Franchini dio un paso en dirección a la lancha y Brunetti, que temía haber forzado demasiado la situación, se hizo a un lado. Franchini se detuvo, avanzó otro paso, y finalmente se paró y miró a Brunetti, el más alto de los dos.
—Estaba ilusionado con algo, pero no sé con qué. No se lo pregunté y Aldo no me lo contó. Pero no cabía en sí de la emoción. Sé que me lo quería contar, pero yo no quería saber nada.
—¿Había ocurrido algo así antes? —preguntó Brunetti.
Franchini asintió.
—A veces era como un cazador: se ilusionaba mucho al encontrar algo o a alguien nuevo. Yo ya lo había visto todo antes y ya no podía más con ello, así que cuando me preguntó si quería saber qué estaba haciendo, cambié de tema.

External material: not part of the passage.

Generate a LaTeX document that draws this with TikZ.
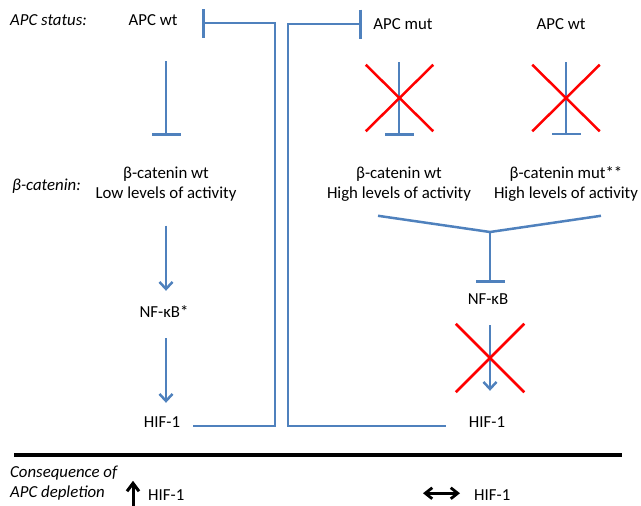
\documentclass[tikz,border=0pt]{standalone}
\usepackage{fontspec}
\setmainfont{Carlito}
\usepackage{tikz}
\usetikzlibrary{arrows.meta, shapes.misc}
\definecolor{pathblue}{RGB}{79,129,189}
\tikzstyle{txt} = [inner sep=0pt, text height=11pt, text depth=3.5pt, anchor=base, font=\fontsize{16.8}{20}\selectfont]
\tikzstyle{twoline} = [inner sep=0pt, align=center, anchor=base, font=\fontsize{16.8}{20}\selectfont]
\tikzstyle{side} = [txt, anchor=base west, font=\fontsize{16.8}{20}\selectfont\itshape]
\tikzstyle{arrow} = [line width=2.5pt, draw=pathblue, -{Straight Barb[length=7pt,width=13pt]}]
\tikzstyle{inhibit} = [line width=2.5pt, draw=pathblue, -{Bar[width=29pt]}]
\tikzstyle{link} = [line width=2.5pt, draw=pathblue]
\tikzstyle{crossx} = [cross out, draw=red, line width=2.5pt, inner sep=0pt, minimum width=65pt, minimum height=64pt]
\tikzstyle{sepline} = [line width=3.5pt, draw=black]
\tikzstyle{rise} = [line width=3pt, draw=black, -{Straight Barb[length=8pt,width=12pt]}]
\tikzstyle{change} = [line width=2.8pt, draw=black, {Straight Barb[length=7pt,width=11pt]}-{Straight Barb[length=7pt,width=11pt]}]

\begin{document}
\begin{tikzpicture}[x=1pt, y=-1pt]
    \useasboundingbox (0,0) rectangle (641,506);

    % row labels
    \node (status) [side] at (10,25) {APC status:};
    \node (catlbl) [side] at (12,190) {β-catenin:};

    % APC wt
    \node (apcL) [txt] at (153,25) {APC wt};
    \node (betaL) [twoline] at (166,198) {β-catenin wt\\Low levels of activity};
    \node (nfL) [txt] at (164,317) {NF-κB*};
    \node (hifL) [txt] at (162,427) {HIF-1};

    % APC mut and APC wt with mutated beta-catenin
    \node (apcM) [txt] at (403,30) {APC mut};
    \node (betaM) [twoline] at (399,198) {β-catenin wt\\High levels of activity};
    \node (apcR) [txt] at (561,30) {APC wt};
    \node (betaR) [twoline] at (566,198) {β-catenin mut**\\High levels of activity};
    \node (nfR) [txt] at (488,304) {NF-κB};
    \node (hifR) [txt] at (487,427) {HIF-1};

    \coordinate (kneeL) at (275,23);
    \coordinate (kneeR) at (288,24);
    \coordinate (join) at (490,232);

    \draw [inhibit, shorten <=32.5pt, shorten >=30.5pt] (apcL.south -| betaL.north) -- (betaL.north);
    \draw [arrow, shorten <=24.7pt, shorten >=15pt] (betaL.south) -- (betaL.south |- nfL.north);
    \draw [arrow, shorten <=17.5pt, shorten >=13pt] (nfL.south -| betaL) -- (hifL.north -| betaL);
    \draw [inhibit, shorten <=13pt, shorten >=24.6pt] ([yshift=-2.75pt]hifL.east) -| (kneeL) -- (apcL.east |- kneeL);

    \draw [inhibit, shorten <=23pt, shorten >=11.5pt] ([yshift=-2.75pt]hifR.west) -| (kneeR) -- (apcM.west |- kneeR);
    \draw [inhibit, shorten <=28.5pt, shorten >=30.5pt] (apcM.south -| betaM.north) -- (betaM.north);
    \draw [inhibit, shorten <=28.5pt, shorten >=30.5pt] (apcR.south -| betaR.north) -- (betaR.north);
    \draw [link] ([xshift=-21pt, yshift=-14.7pt]betaM.south) -- (join) -- ([xshift=35pt, yshift=-14.7pt]betaR.south);
    \draw [inhibit, shorten >=10pt] (join) -- (join |- nfR.north);
    \draw [arrow, shorten <=17.5pt, shorten >=25pt] (join |- nfR.south) -- (join |- hifR.north);

    % blocked steps
    \node (xM) [crossx] at (399.5,98) {};
    \node (xR) [crossx] at (566,98) {};
    \node (xN) [crossx, minimum width=66pt, minimum height=66pt] at (490,358) {};

    % consequence row
    \draw [sepline] (14,455) -- (622,455);
    \node (cons) [twoline, anchor=base west, align=left, font=\fontsize{16.8}{20}\selectfont\itshape] at (10,497) {Consequence of\\APC depletion};
    \node (hifB1) [txt, anchor=base west] at (148,500) {HIF-1};
    \node (hifB2) [txt, anchor=base west] at (474,500) {HIF-1};
    \coordinate (upfoot) at (133,506);
    \draw [rise] (upfoot) -- ([yshift=8pt]hifB1.north -| upfoot);
    \draw [change] ([xshift=-51pt, yshift=3pt]hifB2.west) -- ([xshift=-14pt, yshift=3pt]hifB2.west);

\end{tikzpicture}
\end{document}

Le pregunté cómo estaba y qué estaba leyendo. No quería hablar de nada más con él.
—Entiendo —dijo Brunetti, aunque en realidad se estaba preguntando cómo conseguir que le revelara más cosas: sentimientos, impresiones, la sensación que tenía sobre lo que su hermano le quería contar.
—Una vez, hará unos seis meses, me dijo que llevaba años esperando y que por fin había encontrado a alguien con quien salir a cazar. —Hizo una pausa y de pronto un recuerdo lo sorprendió—. «Al gallinero», dijo. Esas fueron sus palabras.
—¿Qué quería decir? —preguntó Brunetti, aunque tenía la sensación de que ya lo sabía.
—No lo sé: no se lo pregunté. No quería saberlo.
Franchini iba subiendo la voz con cada frase. De pronto echó a andar hacia la lancha.
—Creo que voy a aceptarle el ofrecimiento, commissario.